Choosing Your Investments
After you have determined your contribution percentage, you’ll be required to choose which investments you want your contributions allocated. Most company 401(k) plans offer an investment roster of select set of retirement appropriate funds, or you can choose a model portfolio, which is comprised of a pre-determined set of investment funds based on risk tolerance and time horizon. Some offer target date funds which is similar that it is portfolio you select that adjusts based on the year you expect to retire; however, it doesn’t fully consider how your risk tolerance may vary from others unlike model portfolios.
If you’re unsure what your risk tolerance is, you can check out this investment style quiz that can help you identify if you would prefer a more conservative or aggressive approach to investing.

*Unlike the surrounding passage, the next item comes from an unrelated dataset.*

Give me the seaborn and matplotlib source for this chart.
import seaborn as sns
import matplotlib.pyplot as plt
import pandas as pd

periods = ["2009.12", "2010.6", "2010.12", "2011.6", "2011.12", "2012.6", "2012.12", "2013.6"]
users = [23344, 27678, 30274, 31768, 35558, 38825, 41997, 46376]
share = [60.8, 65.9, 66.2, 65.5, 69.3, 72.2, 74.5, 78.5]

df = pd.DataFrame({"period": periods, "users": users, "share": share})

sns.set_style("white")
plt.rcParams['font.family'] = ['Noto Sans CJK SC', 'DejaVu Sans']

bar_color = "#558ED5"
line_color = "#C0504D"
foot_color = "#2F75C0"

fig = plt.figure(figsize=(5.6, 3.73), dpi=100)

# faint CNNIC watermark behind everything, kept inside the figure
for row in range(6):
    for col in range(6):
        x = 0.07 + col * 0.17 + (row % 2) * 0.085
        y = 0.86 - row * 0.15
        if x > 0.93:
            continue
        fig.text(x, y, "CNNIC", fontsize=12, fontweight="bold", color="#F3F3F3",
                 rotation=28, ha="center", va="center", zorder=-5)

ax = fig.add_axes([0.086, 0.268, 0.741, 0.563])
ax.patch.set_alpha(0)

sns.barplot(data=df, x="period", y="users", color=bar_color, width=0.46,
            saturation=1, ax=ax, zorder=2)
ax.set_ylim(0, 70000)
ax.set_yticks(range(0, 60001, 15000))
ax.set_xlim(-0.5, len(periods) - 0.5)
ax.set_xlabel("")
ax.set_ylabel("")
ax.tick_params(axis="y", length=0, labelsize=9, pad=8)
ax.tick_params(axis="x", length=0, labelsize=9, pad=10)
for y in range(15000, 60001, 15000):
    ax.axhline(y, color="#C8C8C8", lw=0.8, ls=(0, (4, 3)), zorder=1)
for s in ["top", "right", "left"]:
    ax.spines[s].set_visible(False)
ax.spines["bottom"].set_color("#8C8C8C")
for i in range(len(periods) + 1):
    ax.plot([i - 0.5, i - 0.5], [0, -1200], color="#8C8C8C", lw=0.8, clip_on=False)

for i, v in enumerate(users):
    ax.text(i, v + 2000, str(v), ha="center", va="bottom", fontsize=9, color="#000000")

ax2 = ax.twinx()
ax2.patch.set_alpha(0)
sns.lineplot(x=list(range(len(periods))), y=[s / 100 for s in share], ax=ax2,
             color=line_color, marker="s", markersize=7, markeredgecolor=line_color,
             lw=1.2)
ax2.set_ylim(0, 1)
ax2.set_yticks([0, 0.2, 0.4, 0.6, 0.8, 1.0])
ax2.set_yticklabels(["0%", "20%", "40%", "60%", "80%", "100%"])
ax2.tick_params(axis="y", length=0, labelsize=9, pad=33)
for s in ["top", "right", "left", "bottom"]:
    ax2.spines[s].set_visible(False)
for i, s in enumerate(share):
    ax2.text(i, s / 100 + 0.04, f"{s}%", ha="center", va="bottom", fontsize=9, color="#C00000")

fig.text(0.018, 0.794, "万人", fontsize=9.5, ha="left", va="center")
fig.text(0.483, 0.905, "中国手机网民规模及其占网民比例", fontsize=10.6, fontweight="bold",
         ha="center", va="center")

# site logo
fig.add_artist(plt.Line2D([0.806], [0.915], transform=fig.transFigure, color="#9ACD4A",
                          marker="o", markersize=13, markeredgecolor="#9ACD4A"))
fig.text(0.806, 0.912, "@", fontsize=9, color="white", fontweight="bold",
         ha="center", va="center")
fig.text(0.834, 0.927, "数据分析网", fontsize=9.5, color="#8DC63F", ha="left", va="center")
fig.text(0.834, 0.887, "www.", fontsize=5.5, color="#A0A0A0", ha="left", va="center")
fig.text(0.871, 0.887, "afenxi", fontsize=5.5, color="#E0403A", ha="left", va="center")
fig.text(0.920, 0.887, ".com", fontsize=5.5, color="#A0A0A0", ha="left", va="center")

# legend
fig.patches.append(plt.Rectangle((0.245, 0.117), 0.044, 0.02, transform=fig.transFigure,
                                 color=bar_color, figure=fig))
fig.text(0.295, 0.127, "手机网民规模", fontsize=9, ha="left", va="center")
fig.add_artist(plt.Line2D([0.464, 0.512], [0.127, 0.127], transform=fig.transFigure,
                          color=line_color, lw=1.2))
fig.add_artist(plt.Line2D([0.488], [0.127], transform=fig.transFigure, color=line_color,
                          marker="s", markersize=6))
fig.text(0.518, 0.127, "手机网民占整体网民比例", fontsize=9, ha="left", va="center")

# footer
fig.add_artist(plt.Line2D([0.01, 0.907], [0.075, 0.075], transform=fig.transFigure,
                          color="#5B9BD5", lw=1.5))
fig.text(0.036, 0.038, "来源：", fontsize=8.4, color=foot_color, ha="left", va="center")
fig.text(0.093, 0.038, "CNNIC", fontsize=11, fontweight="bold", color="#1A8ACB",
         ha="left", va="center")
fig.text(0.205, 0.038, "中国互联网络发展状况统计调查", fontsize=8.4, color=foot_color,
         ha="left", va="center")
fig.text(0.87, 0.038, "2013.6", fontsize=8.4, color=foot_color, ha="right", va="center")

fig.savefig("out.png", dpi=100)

What are Vesting Schedules?
Companies may impose vesting schedules for the employer-matched funds deposited into your 401(k). Vesting schedules determine when you officially "own" the employer contributions made to your 401(k) account. While the money you contribute is always 100% yours, the employer contributions may be subject to a vesting schedule. Here are the three common types of vesting schedules:
- Immediate Vesting
- You own 100% of the employer contributions right away.
- Cliff Vesting
- You become 100% vested all at once after a specific period (often 1 to 3 years).

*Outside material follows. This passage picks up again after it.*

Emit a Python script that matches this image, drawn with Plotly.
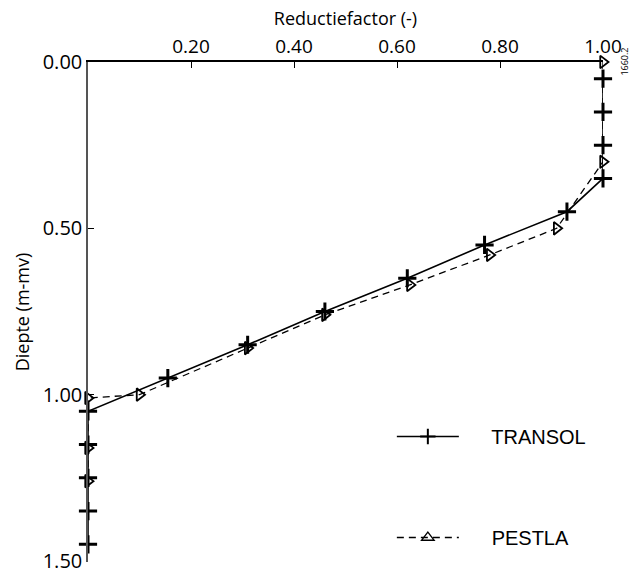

- Example: You must work 2 full years before any of the employer contributions become yours.
- Graded Vesting
- You become vested gradually over time, typically over a 3–6 year period.
- Example:
- 1 year: 20% vested
- 2 years: 40%
- 3 years: 60%
- 4 years: 80%
- 5 years: 100%
If you leave your job before you're fully vested, you may forfeit some or all of the employer matching contributions. Understanding your vesting schedule helps you plan your career moves and retirement savings strategy.
Your 401(k) Is Ready, Here’s What to Do Next
The hard part is over—you have been hired into a job that offers a 401(k) program, and now it's time to take advantage of this retirement benefit. Your Office Manager, HR or benefits coordinator can guide you through the setup process, and your plan sponsor will likely provide documents and forms that explain the plan details, helping you make informed decisions and maximize your contributions.
Once your account is up and running, your savings can grow steadily in the background. As your career progresses, it’s a good idea to periodically review your 401(k) and adjust your investment strategy to reflect your evolving risk tolerance and retirement goals. Stay consistent, stay informed, and before you know it, you’ll be sipping something cold by the beach, enjoying the retirement you planned for.
How to Enroll in a 401(k): Step by Step
- Check Eligibility Requirements
- You’ll need to confirm with your HR department if and when you’re eligible to join your company’s 401(k) plan.
- Review Plan Options
- Read through the plan’s summary plan description (SPD) to understand available investment choices, employer matching, vesting schedule, and fees.
- Complete Enrollment Forms
- This may be done online or on paper, depending on your plan provider. You’ll need to:
- Choose your contribution amount (a percentage of your paycheck).
- Decide between pre-tax (traditional 401(k)) or Roth (after-tax) contributions, if both are available.
- Select your investment options.
- Set Up Contributions
- Once enrolled, your chosen contribution amount will be automatically deducted from your paycheck each pay period.
- Monitor and Adjust
- After enrolling, review your account periodically. You can change your contribution amount or investment selections as your financial situation evolves.